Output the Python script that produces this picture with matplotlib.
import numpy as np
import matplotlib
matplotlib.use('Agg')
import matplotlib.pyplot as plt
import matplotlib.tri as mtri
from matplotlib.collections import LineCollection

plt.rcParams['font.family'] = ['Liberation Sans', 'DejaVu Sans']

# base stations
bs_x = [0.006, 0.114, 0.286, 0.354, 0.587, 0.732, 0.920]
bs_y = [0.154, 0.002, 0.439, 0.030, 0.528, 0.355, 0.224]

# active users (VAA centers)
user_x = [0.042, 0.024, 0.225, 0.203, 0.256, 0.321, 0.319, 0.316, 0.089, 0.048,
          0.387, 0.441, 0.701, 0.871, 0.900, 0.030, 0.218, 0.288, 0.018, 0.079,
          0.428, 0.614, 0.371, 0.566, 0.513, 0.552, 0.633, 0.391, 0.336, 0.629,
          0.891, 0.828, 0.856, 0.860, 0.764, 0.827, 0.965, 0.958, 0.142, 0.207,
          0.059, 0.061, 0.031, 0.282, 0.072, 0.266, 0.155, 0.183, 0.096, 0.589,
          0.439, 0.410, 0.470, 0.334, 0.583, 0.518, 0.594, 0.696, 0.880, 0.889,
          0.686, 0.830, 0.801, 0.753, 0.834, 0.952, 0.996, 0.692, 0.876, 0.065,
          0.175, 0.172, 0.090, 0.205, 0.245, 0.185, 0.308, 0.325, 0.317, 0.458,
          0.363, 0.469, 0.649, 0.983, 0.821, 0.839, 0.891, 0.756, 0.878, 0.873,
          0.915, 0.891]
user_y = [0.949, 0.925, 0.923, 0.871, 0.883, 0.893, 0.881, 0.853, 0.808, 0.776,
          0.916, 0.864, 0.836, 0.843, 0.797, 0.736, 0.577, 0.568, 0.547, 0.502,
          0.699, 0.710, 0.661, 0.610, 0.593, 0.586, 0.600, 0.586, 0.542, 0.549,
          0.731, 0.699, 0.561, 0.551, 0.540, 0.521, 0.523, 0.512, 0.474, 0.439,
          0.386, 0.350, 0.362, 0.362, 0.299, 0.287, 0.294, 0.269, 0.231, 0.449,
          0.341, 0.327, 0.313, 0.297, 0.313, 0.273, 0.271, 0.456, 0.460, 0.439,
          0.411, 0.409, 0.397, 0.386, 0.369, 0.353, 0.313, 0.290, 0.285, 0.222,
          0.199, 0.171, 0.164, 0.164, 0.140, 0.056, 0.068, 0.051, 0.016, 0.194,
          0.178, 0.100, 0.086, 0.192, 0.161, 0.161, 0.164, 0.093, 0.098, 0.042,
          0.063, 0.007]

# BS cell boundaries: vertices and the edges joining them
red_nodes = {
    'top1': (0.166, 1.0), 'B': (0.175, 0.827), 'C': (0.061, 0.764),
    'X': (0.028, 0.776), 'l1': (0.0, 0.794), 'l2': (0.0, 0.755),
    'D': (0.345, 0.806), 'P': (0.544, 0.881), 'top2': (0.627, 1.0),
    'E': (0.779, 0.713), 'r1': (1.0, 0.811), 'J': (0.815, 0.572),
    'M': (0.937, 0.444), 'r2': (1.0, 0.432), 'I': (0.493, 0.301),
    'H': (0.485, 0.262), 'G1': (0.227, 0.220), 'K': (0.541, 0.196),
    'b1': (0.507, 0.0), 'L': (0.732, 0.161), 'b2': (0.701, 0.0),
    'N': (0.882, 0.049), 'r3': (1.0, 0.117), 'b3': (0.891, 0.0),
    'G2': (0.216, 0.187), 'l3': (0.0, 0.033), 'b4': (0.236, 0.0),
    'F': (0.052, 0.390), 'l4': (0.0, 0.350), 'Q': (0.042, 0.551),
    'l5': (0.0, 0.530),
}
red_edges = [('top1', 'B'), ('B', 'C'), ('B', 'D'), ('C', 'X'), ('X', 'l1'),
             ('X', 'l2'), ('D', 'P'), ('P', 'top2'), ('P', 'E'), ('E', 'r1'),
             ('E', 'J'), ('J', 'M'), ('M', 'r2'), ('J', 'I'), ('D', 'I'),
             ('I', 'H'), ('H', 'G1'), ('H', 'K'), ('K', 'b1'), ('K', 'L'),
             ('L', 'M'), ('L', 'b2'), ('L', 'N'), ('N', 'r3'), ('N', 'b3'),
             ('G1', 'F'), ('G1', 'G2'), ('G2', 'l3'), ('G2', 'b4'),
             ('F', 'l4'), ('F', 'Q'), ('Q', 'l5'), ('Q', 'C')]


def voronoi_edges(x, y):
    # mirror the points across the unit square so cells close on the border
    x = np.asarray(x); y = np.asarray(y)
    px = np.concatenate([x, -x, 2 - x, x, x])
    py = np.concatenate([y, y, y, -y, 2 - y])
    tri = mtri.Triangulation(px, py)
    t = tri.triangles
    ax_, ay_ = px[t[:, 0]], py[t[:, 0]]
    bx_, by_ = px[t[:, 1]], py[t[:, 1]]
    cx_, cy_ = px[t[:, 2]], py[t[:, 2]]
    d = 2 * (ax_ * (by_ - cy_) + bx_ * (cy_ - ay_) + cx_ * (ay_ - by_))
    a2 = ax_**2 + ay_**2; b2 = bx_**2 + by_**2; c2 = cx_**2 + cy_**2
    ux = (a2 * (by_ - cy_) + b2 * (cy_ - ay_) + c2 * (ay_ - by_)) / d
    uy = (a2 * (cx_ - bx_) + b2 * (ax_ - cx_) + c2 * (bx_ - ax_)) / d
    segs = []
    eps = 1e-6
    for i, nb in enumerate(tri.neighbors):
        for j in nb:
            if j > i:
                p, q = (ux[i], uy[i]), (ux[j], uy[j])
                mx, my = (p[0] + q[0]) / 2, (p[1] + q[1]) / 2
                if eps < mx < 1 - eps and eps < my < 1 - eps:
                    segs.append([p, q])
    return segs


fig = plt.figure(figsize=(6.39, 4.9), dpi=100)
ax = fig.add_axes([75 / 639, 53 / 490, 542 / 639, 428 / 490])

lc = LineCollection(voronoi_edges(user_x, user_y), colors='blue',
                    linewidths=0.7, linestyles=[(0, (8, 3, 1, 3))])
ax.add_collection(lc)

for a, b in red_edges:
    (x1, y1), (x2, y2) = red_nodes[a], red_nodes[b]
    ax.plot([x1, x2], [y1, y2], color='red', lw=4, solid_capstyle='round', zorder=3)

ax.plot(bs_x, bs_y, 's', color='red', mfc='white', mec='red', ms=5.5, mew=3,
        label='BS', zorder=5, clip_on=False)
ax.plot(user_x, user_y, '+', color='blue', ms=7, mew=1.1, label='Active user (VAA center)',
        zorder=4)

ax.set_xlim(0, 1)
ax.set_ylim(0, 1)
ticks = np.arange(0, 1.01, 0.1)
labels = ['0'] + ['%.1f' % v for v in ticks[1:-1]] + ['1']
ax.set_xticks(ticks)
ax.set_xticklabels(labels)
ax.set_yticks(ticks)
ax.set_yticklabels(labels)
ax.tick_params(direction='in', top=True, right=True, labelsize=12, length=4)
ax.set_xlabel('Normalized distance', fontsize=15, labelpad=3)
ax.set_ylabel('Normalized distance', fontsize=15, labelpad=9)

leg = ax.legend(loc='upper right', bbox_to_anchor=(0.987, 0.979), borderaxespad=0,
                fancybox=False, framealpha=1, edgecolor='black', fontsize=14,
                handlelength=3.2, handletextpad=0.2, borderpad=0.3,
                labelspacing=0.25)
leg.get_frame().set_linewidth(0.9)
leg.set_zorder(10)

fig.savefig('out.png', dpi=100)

==================================================

PROBLEM STATEMENT —
Copy the data above exactly. Every line must be included.

REPLY —
Output the Python script that produces this picture with matplotlib.
import numpy as np
import matplotlib
matplotlib.use('Agg')
import matplotlib.pyplot as plt
import matplotlib.tri as mtri
from matplotlib.collections import LineCollection

plt.rcParams['font.family'] = ['Liberation Sans', 'DejaVu Sans']

# base stations
bs_x = [0.006, 0.114, 0.286, 0.354, 0.587, 0.732, 0.920]
bs_y = [0.154, 0.002, 0.439, 0.030, 0.528, 0.355, 0.224]

# active users (VAA centers)
user_x = [0.042, 0.024, 0.225, 0.203, 0.256, 0.321, 0.319, 0.316, 0.089, 0.048,
          0.387, 0.441, 0.701, 0.871, 0.900, 0.030, 0.218, 0.288, 0.018, 0.079,
          0.428, 0.614, 0.371, 0.566, 0.513, 0.552, 0.633, 0.391, 0.336, 0.629,
          0.891, 0.828, 0.856, 0.860, 0.764, 0.827, 0.965, 0.958, 0.142, 0.207,
          0.059, 0.061, 0.031, 0.282, 0.072, 0.266, 0.155, 0.183, 0.096, 0.589,
          0.439, 0.410, 0.470, 0.334, 0.583, 0.518, 0.594, 0.696, 0.880, 0.889,
          0.686, 0.830, 0.801, 0.753, 0.834, 0.952, 0.996, 0.692, 0.876, 0.065,
          0.175, 0.172, 0.090, 0.205, 0.245, 0.185, 0.308, 0.325, 0.317, 0.458,
          0.363, 0.469, 0.649, 0.983, 0.821, 0.839, 0.891, 0.756, 0.878, 0.873,
          0.915, 0.891]
user_y = [0.949, 0.925, 0.923, 0.871, 0.883, 0.893, 0.881, 0.853, 0.808, 0.776,
          0.916, 0.864, 0.836, 0.843, 0.797, 0.736, 0.577, 0.568, 0.547, 0.502,
          0.699, 0.710, 0.661, 0.610, 0.593, 0.586, 0.600, 0.586, 0.542, 0.549,
          0.731, 0.699, 0.561, 0.551, 0.540, 0.521, 0.523, 0.512, 0.474, 0.439,
          0.386, 0.350, 0.362, 0.362, 0.299, 0.287, 0.294, 0.269, 0.231, 0.449,
          0.341, 0.327, 0.313, 0.297, 0.313, 0.273, 0.271, 0.456, 0.460, 0.439,
          0.411, 0.409, 0.397, 0.386, 0.369, 0.353, 0.313, 0.290, 0.285, 0.222,
          0.199, 0.171, 0.164, 0.164, 0.140, 0.056, 0.068, 0.051, 0.016, 0.194,
          0.178, 0.100, 0.086, 0.192, 0.161, 0.161, 0.164, 0.093, 0.098, 0.042,
          0.063, 0.007]

# BS cell boundaries: vertices and the edges joining them
red_nodes = {
    'top1': (0.166, 1.0), 'B': (0.175, 0.827), 'C': (0.061, 0.764),
    'X': (0.028, 0.776), 'l1': (0.0, 0.794), 'l2': (0.0, 0.755),
    'D': (0.345, 0.806), 'P': (0.544, 0.881), 'top2': (0.627, 1.0),
    'E': (0.779, 0.713), 'r1': (1.0, 0.811), 'J': (0.815, 0.572),
    'M': (0.937, 0.444), 'r2': (1.0, 0.432), 'I': (0.493, 0.301),
    'H': (0.485, 0.262), 'G1': (0.227, 0.220), 'K': (0.541, 0.196),
    'b1': (0.507, 0.0), 'L': (0.732, 0.161), 'b2': (0.701, 0.0),
    'N': (0.882, 0.049), 'r3': (1.0, 0.117), 'b3': (0.891, 0.0),
    'G2': (0.216, 0.187), 'l3': (0.0, 0.033), 'b4': (0.236, 0.0),
    'F': (0.052, 0.390), 'l4': (0.0, 0.350), 'Q': (0.042, 0.551),
    'l5': (0.0, 0.530),
}
red_edges = [('top1', 'B'), ('B', 'C'), ('B', 'D'), ('C', 'X'), ('X', 'l1'),
             ('X', 'l2'), ('D', 'P'), ('P', 'top2'), ('P', 'E'), ('E', 'r1'),
             ('E', 'J'), ('J', 'M'), ('M', 'r2'), ('J', 'I'), ('D', 'I'),
             ('I', 'H'), ('H', 'G1'), ('H', 'K'), ('K', 'b1'), ('K', 'L'),
             ('L', 'M'), ('L', 'b2'), ('L', 'N'), ('N', 'r3'), ('N', 'b3'),
             ('G1', 'F'), ('G1', 'G2'), ('G2', 'l3'), ('G2', 'b4'),
             ('F', 'l4'), ('F', 'Q'), ('Q', 'l5'), ('Q', 'C')]


def voronoi_edges(x, y):
    # mirror the points across the unit square so cells close on the border
    x = np.asarray(x); y = np.asarray(y)
    px = np.concatenate([x, -x, 2 - x, x, x])
    py = np.concatenate([y, y, y, -y, 2 - y])
    tri = mtri.Triangulation(px, py)
    t = tri.triangles
    ax_, ay_ = px[t[:, 0]], py[t[:, 0]]
    bx_, by_ = px[t[:, 1]], py[t[:, 1]]
    cx_, cy_ = px[t[:, 2]], py[t[:, 2]]
    d = 2 * (ax_ * (by_ - cy_) + bx_ * (cy_ - ay_) + cx_ * (ay_ - by_))
    a2 = ax_**2 + ay_**2; b2 = bx_**2 + by_**2; c2 = cx_**2 + cy_**2
    ux = (a2 * (by_ - cy_) + b2 * (cy_ - ay_) + c2 * (ay_ - by_)) / d
    uy = (a2 * (cx_ - bx_) + b2 * (ax_ - cx_) + c2 * (bx_ - ax_)) / d
    segs = []
    eps = 1e-6
    for i, nb in enumerate(tri.neighbors):
        for j in nb:
            if j > i:
                p, q = (ux[i], uy[i]), (ux[j], uy[j])
                mx, my = (p[0] + q[0]) / 2, (p[1] + q[1]) / 2
                if eps < mx < 1 - eps and eps < my < 1 - eps:
                    segs.append([p, q])
    return segs


fig = plt.figure(figsize=(6.39, 4.9), dpi=100)
ax = fig.add_axes([75 / 639, 53 / 490, 542 / 639, 428 / 490])

lc = LineCollection(voronoi_edges(user_x, user_y), colors='blue',
                    linewidths=0.7, linestyles=[(0, (8, 3, 1, 3))])
ax.add_collection(lc)

for a, b in red_edges:
    (x1, y1), (x2, y2) = red_nodes[a], red_nodes[b]
    ax.plot([x1, x2], [y1, y2], color='red', lw=4, solid_capstyle='round', zorder=3)

ax.plot(bs_x, bs_y, 's', color='red', mfc='white', mec='red', ms=5.5, mew=3,
        label='BS', zorder=5, clip_on=False)
ax.plot(user_x, user_y, '+', color='blue', ms=7, mew=1.1, label='Active user (VAA center)',
        zorder=4)

ax.set_xlim(0, 1)
ax.set_ylim(0, 1)
ticks = np.arange(0, 1.01, 0.1)
labels = ['0'] + ['%.1f' % v for v in ticks[1:-1]] + ['1']
ax.set_xticks(ticks)
ax.set_xticklabels(labels)
ax.set_yticks(ticks)
ax.set_yticklabels(labels)
ax.tick_params(direction='in', top=True, right=True, labelsize=12, length=4)
ax.set_xlabel('Normalized distance', fontsize=15, labelpad=3)
ax.set_ylabel('Normalized distance', fontsize=15, labelpad=9)

leg = ax.legend(loc='upper right', bbox_to_anchor=(0.987, 0.979), borderaxespad=0,
                fancybox=False, framealpha=1, edgecolor='black', fontsize=14,
                handlelength=3.2, handletextpad=0.2, borderpad=0.3,
                labelspacing=0.25)
leg.get_frame().set_linewidth(0.9)
leg.set_zorder(10)

fig.savefig('out.png', dpi=100)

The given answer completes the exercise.